1. Keep It Simple. The last time I taught yoga to a group of kids, I stumbled all over myself trying to find the right words to explain the complex notion of namaste. “It means that we all have a little shining light inside of us that connects us to each other. When we say namaste, that little light is saying hello to the little light in other people around us.” My explanation didn’t make much sense, even to me. One little girl looked me right in the eye, hands folding into Anjali Mudra, and said, “Hello, Light.” As it turns out, I was over-complicating a very simple idea. Yoga doesn’t have to be so complicated. Just breathe and move, move and breathe … It can be that simple. (Read about the whole experience here.)
2. Use Your Imagination. Why don’t we spend more time imagining we’re opening like butterflies when we practice Baddha Konasana (Bound Angle Pose) or flying like Superman in Virabhadrasana III (Warrior III Pose)? Yoga is a connection of our minds and our bodies, so why not connect our imaginations, too? On those days you feel your enthusiasm waning, use your imagination to come up with new, creative ways to look at the poses and you’ll never get bored!
3. Just Do It. When children see someone try a pose that looks daunting they don’t throw up their hands and say, “I could NEVER do that.” They don’t even think about it–they just try it and see what happens. And afterward, you can tell by the look on his little face that he KNOWS he nailed it, even if the reality wasn’t exactly true to form. Kids might not be able to exactly mimic the physical part of the pose all the time, but they get the experience of it anyway because they’re willing to try. And isn’t that the whole point, anyway?

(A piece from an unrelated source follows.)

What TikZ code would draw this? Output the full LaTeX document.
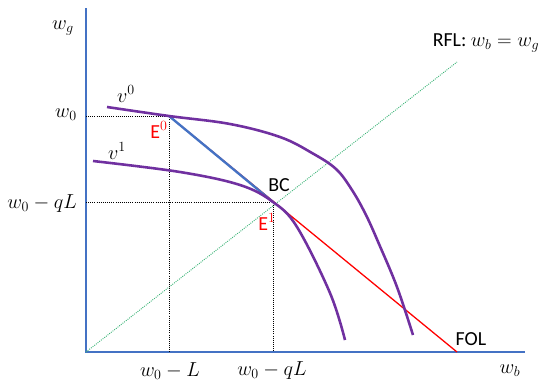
\documentclass[tikz,border=0pt]{standalone}
\usepackage{amsmath, amssymb}
\usepackage{fontspec}
\setsansfont{Carlito}
\usepackage{tikz}
\usetikzlibrary{calc, positioning}
\definecolor{axisblue}{RGB}{68,114,196}
\definecolor{curvepurple}{RGB}{112,48,160}
\definecolor{rflgreen}{RGB}{60,180,120}

\begin{document}
\begin{tikzpicture}[x=0.03cm, y=0.03cm]
    \tikzset{
        axisline/.style={line width=2.2pt, axisblue},
        indiff/.style={line width=2.2pt, curvepurple},
        guide/.style={densely dotted, thick, black},
        lbl/.style={font=\fontsize{16.5}{19}\selectfont},
        tag/.style={font=\sffamily\fontsize{17}{20}\selectfont},
    }
    \useasboundingbox (-86,-30) rectangle (457,352);

    % Trục toạ độ
    \coordinate (O) at (0,0);
    \coordinate (ytop) at (0,344);
    \coordinate (xend) at (439,0);
    \draw[axisline] (ytop) -- (O) -- (xend);
    \node[lbl, anchor=east] (wg) at (-8,324) {$w_g$};
    \node[lbl] (wb) at (424,-19) {$w_b$};

    % Các điểm chính
    \coordinate (E0) at (83,236);
    \coordinate (BC) at (187,150);
    \coordinate (FOL) at (371,0);
    \coordinate (RFLend) at (371,290);

    % Đường RFL
    \draw[rflgreen, densely dotted, thick] (O) -- (RFLend);
    \node[tag] (rfl) at (400,309) {RFL: $w_b = w_g$};

    % Đường gióng
    \draw[guide] (0,236) -- (E0) -- (83,0);
    \draw[guide] (0,150) -- (BC) -- (187,0);
    \node[lbl, anchor=east] (w0) at (-5,237) {$w_0$};
    \node[lbl, anchor=east] (w0qL) at (-5,148) {$w_0 - qL$};
    \node[lbl] (w0L) at (84,-19) {$w_0 - L$};
    \node[lbl] (w0qLb) at (186,-19) {$w_0 - qL$};

    % Đường FOL và đoạn ngân sách
    \draw[red, line width=1.1pt] (E0) -- (FOL);
    \draw[axisblue, line width=2pt] (E0) -- (BC);
    \node[tag] (fol) at (385,13) {FOL};

    % Đường bàng quan
    \draw[indiff] plot[smooth, tension=0.6] coordinates
        {(21,245) (E0) (144,228) (194,215) (226,199) (250,183) (266,162) (280,137) (293,108) (311,65) (327,17)};
    \draw[indiff] plot[smooth, tension=0.6] coordinates
        {(7,191) (94,180) (154,167) (BC) (211,125) (244,59) (259,12)};
    \node[lbl] (v0) at (40,258) {$v^0$};
    \node[lbl] (v1) at (31,201) {$v^1$};

    % Nhãn điểm
    \node[tag, red] (e0) at (73,222) {E$^0$};
    \node[tag, red] (e1) at (181,130) {E$^1$};
    \node[tag] (bc) at (193,167) {BC};
\end{tikzpicture}
\end{document}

4. Don’t Worry About What Others Think. Admit it. There are times when you check out the people around you in your yoga class. You might think, Her Downward Dog is SO much better than mine. Or, more likely, you think: Did he see me fall out of Tree Pose? Young kids don’t do this. They’re naturally confident in their abilities, and they don’t care who’s watching! Remember what that felt like? That’s what this practice is supposed to feel like.
5. Have More Fun. This needs no explanation. Adults tend to take everything too seriously. Kids find the joy in everything (well, kids who are in a good mood, anyway)! Don’t get bogged down in feelings of inadequacy, esoteric theories, or whatever else sucks the joy out of it for you. Practice because it’s fun! You don’t need any other reason.